Even though burning of fossil fuels supports rapid economic growth for decades, it has in part, along with global warming set-off dangerous consequences, with climate change today threatening to roll back decades of development progress. From higher temperatures and rising sea levels to changing rainfall patterns, with more frequent events of extreme weather; climate change is seemly not something that was cook-up by scientists, as it is being doubted in some quarters.
The debilitating impact is now unambiguous and very real on many countries’ rapidly growing cities and their populations, making the need to respond more urgent. But Progress towards climate change since 1992 till today has proved disappointing. Environmental damage has worsened, the poorest has become even poorer, with the gap between the rich and the poor ever widening.
The effect of climate change is also boomeranging on land asset as the two are intricately linked together. When the world watch helplessly and sharply divided over climate change and control, relationship among land and social actors continues to conduce into conflicts, as we have seen from conflicts over the control and distribution of access to land or renewable resources (forests, water, grazing, etc.), arising from historical inequalities or recent land grabbing to conflicts over the regulation of different uses of the same space: between farmers and herders, between extraction and agriculture, between extraction and forest use, and between urban, industrial and agricultural uses of water, and to conflicts over insecure rights and lack of legal recognition (customary rights, tenants’ rights, claims arising from the regularization of irregular neighbor-hoods, etc.) Forced evictions, land dispossession, inadequate compensation for livelihoods and biodiversity losses, environmental degradation, as well as other related activities, resulted in landless or limited access to land. These developments negatively impacted social cohesion and peace and, increased the burden of household food provision on the shoulders of women, as the latter sometimes had to take full responsibility of malnourished kids, as well as ensure that there was food on the family table.

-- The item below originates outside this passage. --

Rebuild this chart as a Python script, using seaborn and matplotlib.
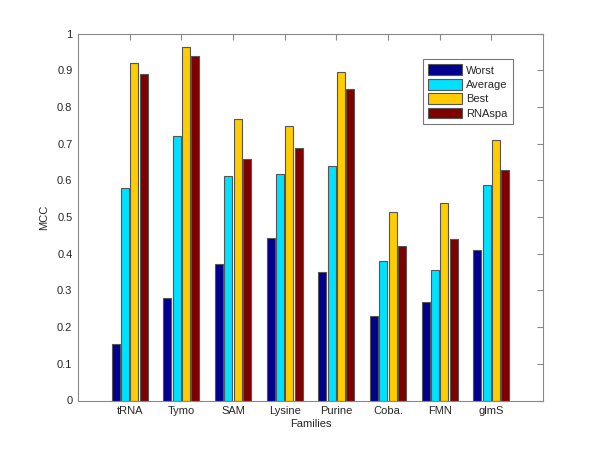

As the search for solution continues, CIAN believes that, the twin goals of ending extreme poverty and overcoming the problem of land governance cannot be achieved without first tackling climate change. With this understanding, we also wish to affirm that, without urgent action to reduce vulnerability, provide access to basic services, and build resilience; climate change impacts could push millions of people more into poverty. For this reason, we advocate for adoption of climate-smart agriculture, better management of water and other natural resources, expansion of climate-responsive social protection, as well as sustainable forest management that supports livelihoods and economic growth.